Hi HN, I’ve been working on https://datadef.io, a tool to help data team (engineer, architect, project manager) make sense of their data universe.
The problem:
- Data models (dbt, SQL, warehouses) often grow into a tangled mess of tables, joins, and undocumented assumptions. - Lineage is either scattered across tools or missing entirely. - Documentation is usually an afterthought (and gets outdated fast).
Datadef.io aims to fix that by providing:
- Interactive canvas to map tables, relationships, and indicators. - Automatic lineage visualization to trace dependencies. - Metadata management: define table/column-level details, ownership, and KPIs. - AI-generated documentation that stays in sync with your models. - Export/share features so asset managers, analysts, and other teams don’t get lost in spreadsheets or PDFs.
It’s still early, and I’d love feedback from the HN community. In particular:
What’s missing for you in lineage/metadata/documentation tools?
How would you want to integrate a tool like this into your workflow (dbt, Databricks, Power BI, etc.)?
I’d really appreciate your thoughts, feature requests, and criticism.
Thanks!
My apologies if I missed this when looking at your product site, but how is the ongoing cost structured? Also, is this OSS with some sort of stated license model, or purely proprietary software?
It looks like a really great idea to package all these evolving best practice concepts into one product!
Appreciate that Right now it’s proprietary and free, there’s no ongoing cost. I don’t have a pricing model locked in yet. The rough idea is to eventually go freemium (keep the core stuff free, add a paid tier for heavier/advanced use). Still figuring out what makes sense, and I’ll be upfront if/when that changes.
The main motivation really was what you mentioned: so many “best practices” live in blog posts or scattered docs, but almost no one actually packages them into something usable. I’m just trying to pull those ideas together in a way that saves people from reinventing the wheel. Still early days, so I’m curious to see if it resonates beyond my own itch.
When I try to sign in with GitHub I get the ‘this isn’t the page you’re looking for’ github 404 error.
Ah, thanks for flagging this. I’ve actually seen that 404 myself a couple of times, but it’s pretty rare and usually goes away on retry. Looks like something flaky in the GitHub OAuth flow.
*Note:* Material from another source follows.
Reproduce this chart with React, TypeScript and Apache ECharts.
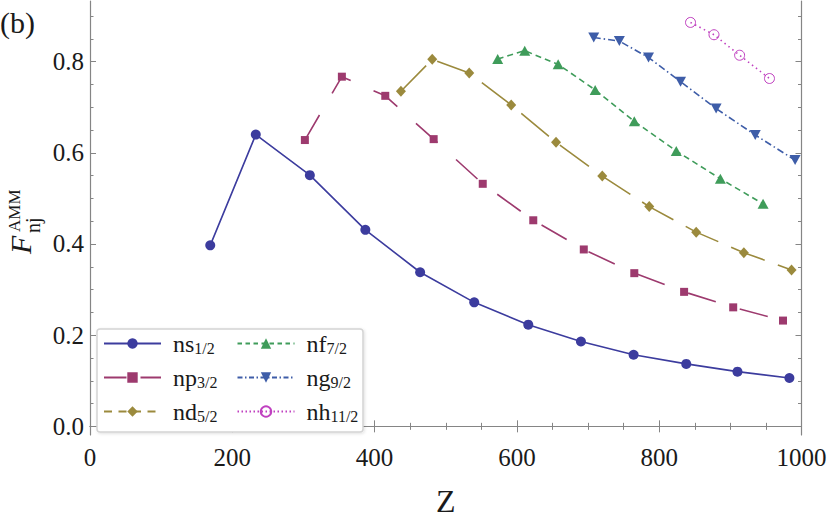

I need to dig in and investigate properly
No worries.
As someone who is actually in the process of procuring something like Informatica/Alation I was really keen to have a play with your tool. As described it sounds like a good starting point for some of our less capable teams.
I REALLY struggled to make lineage work though. Is there some kind of trick?
Also while logged in (used google in the end) I couldn’t go back to the front splash page - it kept just showing me my project page. I wanted to go back and look at the marketing!